On March 23, 2025, the Company and certain of its subsidiaries filed voluntary petitions seeking relief under Chapter 11 of Title 11 of the United States Bankruptcy Code in the United States Bankruptcy Court for the Eastern District of Missouri (the “Chapter 11 Cases”).
As a result of the Chapter 11 Cases, the Company has terminated all offerings of its securities pursuant to the Registration Statements.
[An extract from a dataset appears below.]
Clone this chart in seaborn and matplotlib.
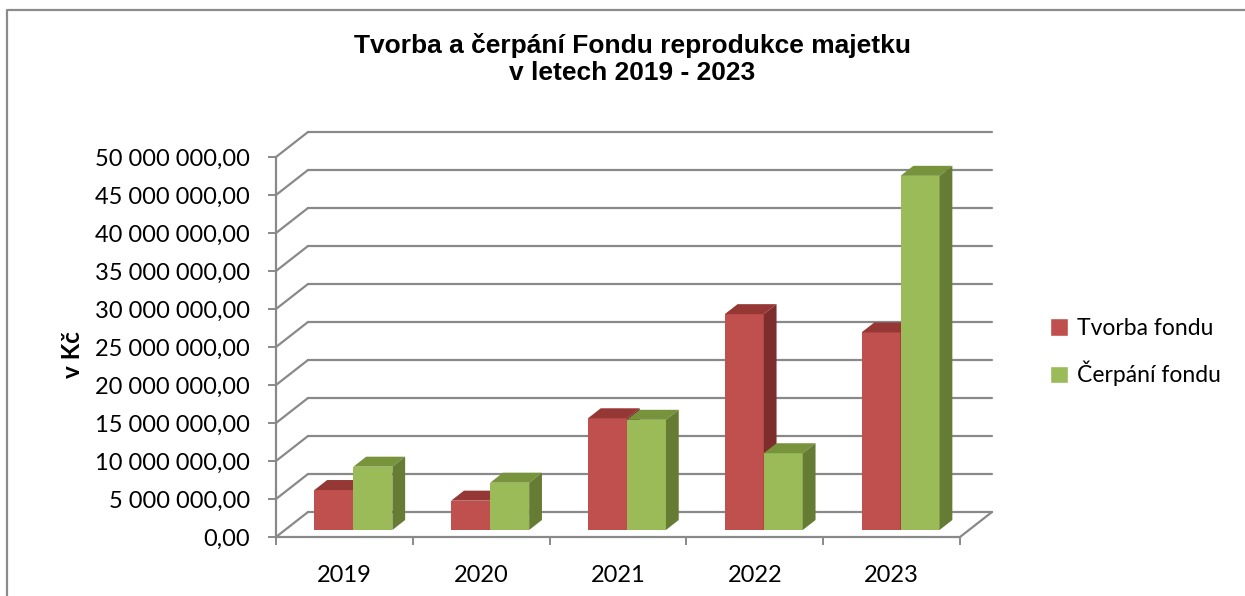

In accordance with an undertaking made by the Company in each of the Registration Statements to remove from registration, by means of a Post-Effective Amendment, any securities that had been registered but remain unsold at the termination of the offering, the Company hereby removes from registration all of such securities registered under the Registration Statements that remain unsold as of the date of this Post-Effective Amendment.
SIGNATURES
Pursuant to the requirements of the Securities Act of 1933, as amended, the registrant certifies that it has reasonable grounds to believe that it meets all of the requirements for filing on Form S-8 and has duly caused this Post-Effective Amendment to the Registration Statements to be signed on its behalf by the undersigned, thereunto duly authorized, in the City of San Francisco, State of California, on June 3, 2025.
| 23andMe Holding Co. | ||
| By: | /s/ Joseph Selsavage | |
| Name: Title: | Joseph Selsavage Interim Chief Executive Officer and Chief Financial and Accounting Officer | |
No other person is required to sign this Post-Effective Amendment to the Registration Statement in reliance on Rule 478 of the Securities Act of 1933, as amended.